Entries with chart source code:
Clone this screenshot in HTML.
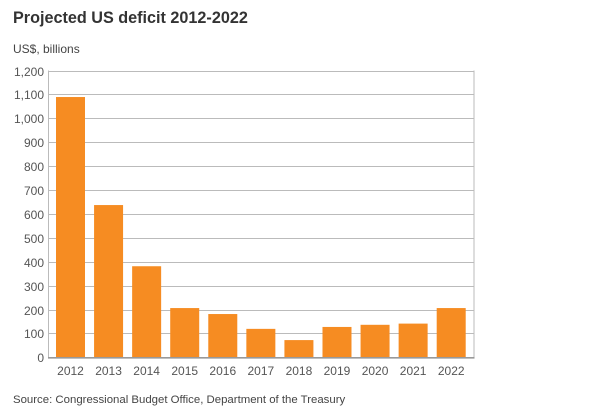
<!DOCTYPE html><html><head><style>body{margin:0;background:#fff;width:603px;height:407px;overflow:hidden;font-family:"Liberation Sans",Arial,sans-serif}</style></head><body>
<svg width="603" height="407" xmlns="http://www.w3.org/2000/svg" font-family="Liberation Sans, Arial, sans-serif">
<text x="13" y="23" font-size="16.2" font-weight="bold" fill="#333">Projected US deficit 2012-2022</text>
<text x="13" y="53" font-size="12" fill="#444">US$, billions</text>
<g stroke="#bbb" stroke-width="1">
<line x1="48.5" y1="70.5" x2="48.5" y2="357"/><line x1="474" y1="70.5" x2="474" y2="357"/>
</g>
<g stroke="#bbb" stroke-width="1" id="g"></g>
<g font-size="12" fill="#555" text-anchor="end" id="yl"></g>
<g fill="#f68c22" id="b"></g>
<line x1="48" y1="357.8" x2="474.5" y2="357.8" stroke="#999" stroke-width="1.6"/>
<g font-size="12" fill="#555" text-anchor="middle" id="xl"></g>
<text x="13" y="403" font-size="11.4" fill="#444">Source: Congressional Budget Office, Department of the Treasury</text>
<script>
var ns="http://www.w3.org/2000/svg",g=document.getElementById('g'),yl=document.getElementById('yl'),b=document.getElementById('b'),xl=document.getElementById('xl');
function y(v){return 357.3-v*0.2390;}
for(var i=0;i<=12;i++){var yy=Math.round(y(i*100))+0.5;if(i>0){var l=document.createElementNS(ns,'line');l.setAttribute('x1',48.5);l.setAttribute('x2',474);l.setAttribute('y1',yy);l.setAttribute('y2',yy);g.appendChild(l);}
var t=document.createElementNS(ns,'text');t.setAttribute('x',44);t.setAttribute('y',yy+4.5);t.textContent=(i*100).toLocaleString('en-US');yl.appendChild(t);}
var vals=[1089,637,381,206,181,119,72,127,136,141,206];
vals.forEach(function(v,i){var x=56+i*38.07;var r=document.createElementNS(ns,'rect');r.setAttribute('x',x);r.setAttribute('width',29);r.setAttribute('y',y(v));r.setAttribute('height',357.3-y(v));b.appendChild(r);
var t=document.createElementNS(ns,'text');t.setAttribute('x',x+14.5);t.setAttribute('y',375);t.textContent=2012+i;xl.appendChild(t);});
</script>
</svg></body></html>
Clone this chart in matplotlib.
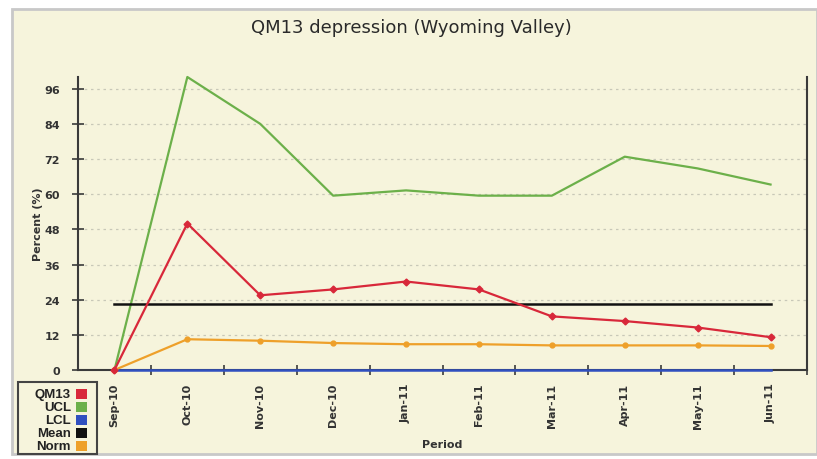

## Task requirements
Make an exact copy of all the material, but keep the pictures out of it.

## Final result
Clone this screenshot in HTML.
<!DOCTYPE html><html><head><style>body{margin:0;background:#fff;width:603px;height:407px;overflow:hidden;font-family:"Liberation Sans",Arial,sans-serif}</style></head><body>
<svg width="603" height="407" xmlns="http://www.w3.org/2000/svg" font-family="Liberation Sans, Arial, sans-serif">
<text x="13" y="23" font-size="16.2" font-weight="bold" fill="#333">Projected US deficit 2012-2022</text>
<text x="13" y="53" font-size="12" fill="#444">US$, billions</text>
<g stroke="#bbb" stroke-width="1">
<line x1="48.5" y1="70.5" x2="48.5" y2="357"/><line x1="474" y1="70.5" x2="474" y2="357"/>
</g>
<g stroke="#bbb" stroke-width="1" id="g"></g>
<g font-size="12" fill="#555" text-anchor="end" id="yl"></g>
<g fill="#f68c22" id="b"></g>
<line x1="48" y1="357.8" x2="474.5" y2="357.8" stroke="#999" stroke-width="1.6"/>
<g font-size="12" fill="#555" text-anchor="middle" id="xl"></g>
<text x="13" y="403" font-size="11.4" fill="#444">Source: Congressional Budget Office, Department of the Treasury</text>
<script>
var ns="http://www.w3.org/2000/svg",g=document.getElementById('g'),yl=document.getElementById('yl'),b=document.getElementById('b'),xl=document.getElementById('xl');
function y(v){return 357.3-v*0.2390;}
for(var i=0;i<=12;i++){var yy=Math.round(y(i*100))+0.5;if(i>0){var l=document.createElementNS(ns,'line');l.setAttribute('x1',48.5);l.setAttribute('x2',474);l.setAttribute('y1',yy);l.setAttribute('y2',yy);g.appendChild(l);}
var t=document.createElementNS(ns,'text');t.setAttribute('x',44);t.setAttribute('y',yy+4.5);t.textContent=(i*100).toLocaleString('en-US');yl.appendChild(t);}
var vals=[1089,637,381,206,181,119,72,127,136,141,206];
vals.forEach(function(v,i){var x=56+i*38.07;var r=document.createElementNS(ns,'rect');r.setAttribute('x',x);r.setAttribute('width',29);r.setAttribute('y',y(v));r.setAttribute('height',357.3-y(v));b.appendChild(r);
var t=document.createElementNS(ns,'text');t.setAttribute('x',x+14.5);t.setAttribute('y',375);t.textContent=2012+i;xl.appendChild(t);});
</script>
</svg></body></html>
Clone this chart in matplotlib.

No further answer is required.